# x-sync



## malbec (Oct 12, 2009)

If I take a photograph with flash and a high shutter speed, would my image b affected if I manually override the X-sync speed?  
Thanks.
MLB


----------



## malbec (Oct 12, 2009)

is it a trick question?  would my camera not b used in manuel mode?


----------



## iflynething (Oct 12, 2009)

Uuuuum......It would be darker unless you compensated by using more power to the flash....

~Michael~


----------



## Derrel (Oct 13, 2009)

Depends on your camera quite a bit---and how the flash is triggered.

Some cameras, like the Nikon D40, can only shoot flash exposures up to 1/500 second when the flash is in the shoe, or using the built-in flash. But, when the flash is triggered via an adapter and a PC cord, the D40 can shoot flash exposures at up to 1/8000 second.

It's possible to fire some of the Alien Bees monolights or Comet or Dyna-Lite studio strobes at ridiculously high shutter speeds, while still getting a lot of flash power.

When you ask about your camera--you do know there are like 2,500 camera models in use,right?


----------



## Garbz (Oct 13, 2009)

Usually Yes it would be effected, 

No in most cases it would not just be darker. 

The D40 is a prime example of one of the very very few cameras that are not limited by sync speed, but that doesn't mean you'll get maximum power out of your flash at 1/8000th. For instance a full power SB-800 fires for 1/1000th of a second according to the manual, so if your shutter speed is higher than that you will lose brightness.

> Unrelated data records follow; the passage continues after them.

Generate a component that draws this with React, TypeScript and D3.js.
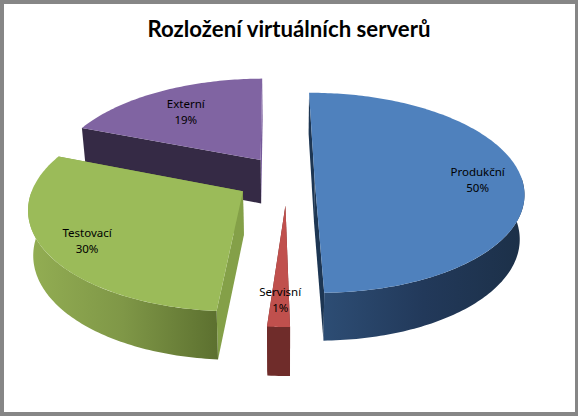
import * as d3 from 'd3';

// Exploded 3D pie, drawn with a small perspective projection on top of d3.pie
const categories = ['Produkční', 'Servisní', 'Testovací', 'Externí'];
const sliceValues = [49.85, 1.49, 29.7, 18.96];
const explosions = [0.133, 0.27, 0.247, 0.23];
const sliceRadii = [1, 0.97, 1, 1.01];
const labelRadii = [0.79, 0.76, 0.8, 0.73];
const topColors = ['#4f81bd', '#c0504d', '#9bbb59', '#8064a2'];
const faceColors = ['#1d3653', '#6f2c2a', '#84a048', '#352a45'];
const endFaceColors = ['#1d3653', '#6f2c2a', '#84a048', '#75599a'];
const drawOrder = [3, 2, 1, 0];

const WIDTH = 578;
const HEIGHT = 416;
const rad = Math.PI / 180;

const cx = 287;
const cy = 178;
const rx = 207;
const ry = 97.8;
const depth = 44;
const perspective = 0.15;
const startAngle = -0.6 * rad;

const pie = d3
  .pie<number>()
  .value((d) => d)
  .sort(null)
  .startAngle(startAngle)
  .endAngle(startAngle + 2 * Math.PI);

const arcs = pie(sliceValues);

function project(mid: number, explode: number, r: number, a: number, z: number): [number, number] {
  const u = explode * Math.sin(mid) + r * Math.sin(a);
  const v = -(explode * Math.cos(mid) + r * Math.cos(a));
  const s = 1 / (1 - perspective * v);
  const x = cx + rx * u * s;
  return [cx + (x - cx) * (1 - 0.02 * z), cy + ry * v * s + z * depth * (0.5 + 0.5 * s)];
}

const line = d3.line();

function arcAngles(a0: number, a1: number) {
  const n = Math.max(2, Math.ceil((a1 - a0) / rad));
  return d3.range(n + 1).map((i) => a0 + ((a1 - a0) * i) / n);
}

function Slice({ index }: { index: number }) {
  const { startAngle: a0, endAngle: a1 } = arcs[index];
  const mid = (a0 + a1) / 2;
  const ex = explosions[index];
  const R = sliceRadii[index];
  const p = (r: number, a: number, z: number) => project(mid, ex, r, a, z);

  const top = [p(0, 0, 0), ...arcAngles(a0, a1).map((a) => p(R, a, 0))];
  const face = (a: number) => [p(0, 0, 0), p(R, a, 0), p(R, a, 1), p(0, 0, 1)];

  // outer wall only exists on the side that faces the viewer
  const w0 = Math.max(a0, 90 * rad);
  const w1 = Math.min(a1, 270 * rad);
  const angles = w1 > w0 ? arcAngles(w0, w1) : [];
  const wall = [...angles.map((a) => p(R, a, 0)), ...angles.slice().reverse().map((a) => p(R, a, 1))];
  const wallFill = index === 0 ? 'url(#wallBlue)' : index === 2 ? 'url(#wallGreen)' : faceColors[index];

  return (
    <g>
      <path d={line(face(a1)) + 'Z'} fill={endFaceColors[index]} />
      <path d={line(face(a0)) + 'Z'} fill={faceColors[index]} />
      {wall.length > 0 && <path d={line(wall) + 'Z'} fill={wallFill} />}
      <path d={line(top) + 'Z'} fill={topColors[index]} />
    </g>
  );
}

function SliceLabel({ index }: { index: number }) {
  const { startAngle: a0, endAngle: a1 } = arcs[index];
  const mid = (a0 + a1) / 2;
  const [x, y] = project(mid, explosions[index], labelRadii[index], mid, 0);
  return (
    <text textAnchor="middle" fontFamily="'Noto Sans', sans-serif" fontSize={11.5} fill="#000">
      <tspan x={x} y={y - 1}>{categories[index]}</tspan>
      <tspan x={x} y={y + 15}>{Math.round(sliceValues[index])}%</tspan>
    </text>
  );
}

export default function App() {
  return (
    <svg
      width={WIDTH}
      height={HEIGHT}
      style={{ position: 'absolute', left: 0, top: 0, display: 'block' }}
    >
      <defs>
        <linearGradient id="wallBlue">
          <stop offset="0" stopColor="#2d4d74" />
          <stop offset="0.5" stopColor="#22395a" />
          <stop offset="1" stopColor="#1c3048" />
        </linearGradient>
        <linearGradient id="wallGreen">
          <stop offset="0" stopColor="#93ae53" />
          <stop offset="0.5" stopColor="#7f9747" />
          <stop offset="1" stopColor="#5c702f" />
        </linearGradient>
      </defs>
      <rect width={WIDTH} height={HEIGHT} fill="#868686" />
      <rect x={4} y={4} width={571} height={408} fill="#fff" />
      <text
        x={289}
        y={37}
        textAnchor="middle"
        fontFamily="Lato, sans-serif"
        fontWeight="bold"
        fontSize={22.2}
        fill="#000"
      >
        Rozložení virtuálních serverů
      </text>
      {drawOrder.map((i) => (
        <Slice key={categories[i]} index={i} />
      ))}
      {drawOrder.map((i) => (
        <SliceLabel key={categories[i]} index={i} />
      ))}
    </svg>
  );
}
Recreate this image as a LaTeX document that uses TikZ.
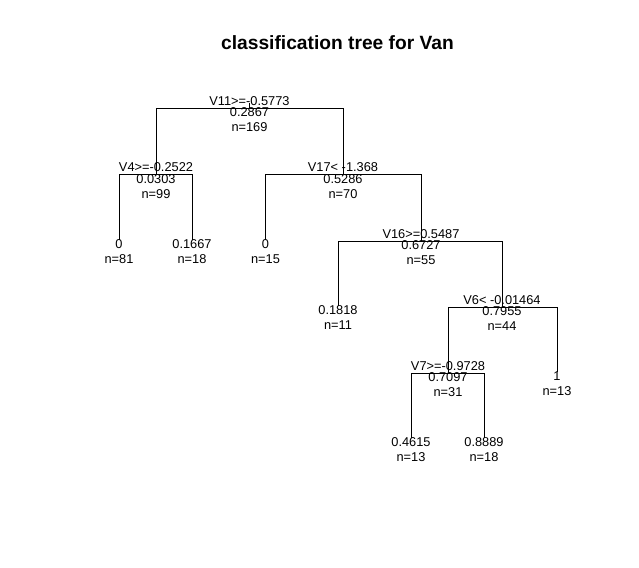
\documentclass[tikz,border=0pt]{standalone}
\usepackage{fontspec}
\setmainfont{Liberation Sans}

\begin{document}
\begin{tikzpicture}[x=1bp,y=-1bp,
    lab/.style={inner sep=0pt,anchor=base,font=\fontsize{12.8bp}{14bp}\selectfont},
    branch/.style={draw=black,line width=1bp}]
    \useasboundingbox (0,0) rectangle (639,568);
    \node[lab,font=\fontsize{19.2bp}{22bp}\selectfont\bfseries] (title) at (337.5,50) {classification tree for Van};

    % Place the tree nodes
    \foreach \name/\x/\y in {root/249.5/108.5, vfour/156/175, vseventeen/343/175,
        leafa/119/240, leafb/192/240, leafc/265.5/240, vsixteen/421/241,
        leafd/338/306, vsix/502/307, vseven/448/373, leafe/557/372,
        leaff/411/438, leafg/484/438}
        \coordinate (\name) at (\x,\y);
    \coordinate (rootTop) at (249.5,103.5);

    % Draw the branches from each child up to its parent
    \draw[branch] (root) -- (rootTop);
    \draw[branch] (vfour) |- (root);
    \draw[branch] (vseventeen) |- (root);
    \draw[branch] (leafa) |- (vfour);
    \draw[branch] (leafb) |- (vfour);
    \draw[branch] (leafc) |- (vseventeen);
    \draw[branch] (vsixteen) |- (vseventeen);
    \draw[branch] (leafd) |- (vsixteen);
    \draw[branch] (vsix) |- (vsixteen);
    \draw[branch] (vseven) |- (vsix);
    \draw[branch] (leafe) |- (vsix);
    \draw[branch] (leaff) |- (vseven);
    \draw[branch] (leafg) |- (vseven);

    % Split labels above the nodes
    \foreach \name/\split in {root/V11>=-0.5773, vfour/V4>=-0.2522, vseventeen/V17< -1.368,
        vsixteen/V16>=0.5487, vsix/V6< -0.01464, vseven/V7>=-0.9728}
        \node[lab] (\name split) at ([yshift=3bp]\name) {\split};

    % Fitted value and size below the nodes
    \foreach \name/\val/\n in {root/0.2867/169, vfour/0.0303/99, vseventeen/0.5286/70,
        leafa/0/81, leafb/0.1667/18, leafc/0/15, vsixteen/0.6727/55,
        leafd/0.1818/11, vsix/0.7955/44, vseven/0.7097/31, leafe/1/13,
        leaff/0.4615/13, leafg/0.8889/18}
    {
        \node[lab] (\name val) at ([yshift=-8.5bp]\name) {\val};
        \node[lab] (\name n) at ([yshift=-23.5bp]\name) {n=\n};
    }
\end{tikzpicture}
\end{document}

Every other DSLR except for the D40 (and some other very early or entry level CCD based cameras where image quality isn't paramount) has a focal plane shutter. Overriding the sync speed of the camera means that the front shutter curtain doesn't fully open or the rear curtain starts to close, or if you shoot fast enough, both at once while the flash is firing. This means the flash itself only illuminates part of your frame.


----------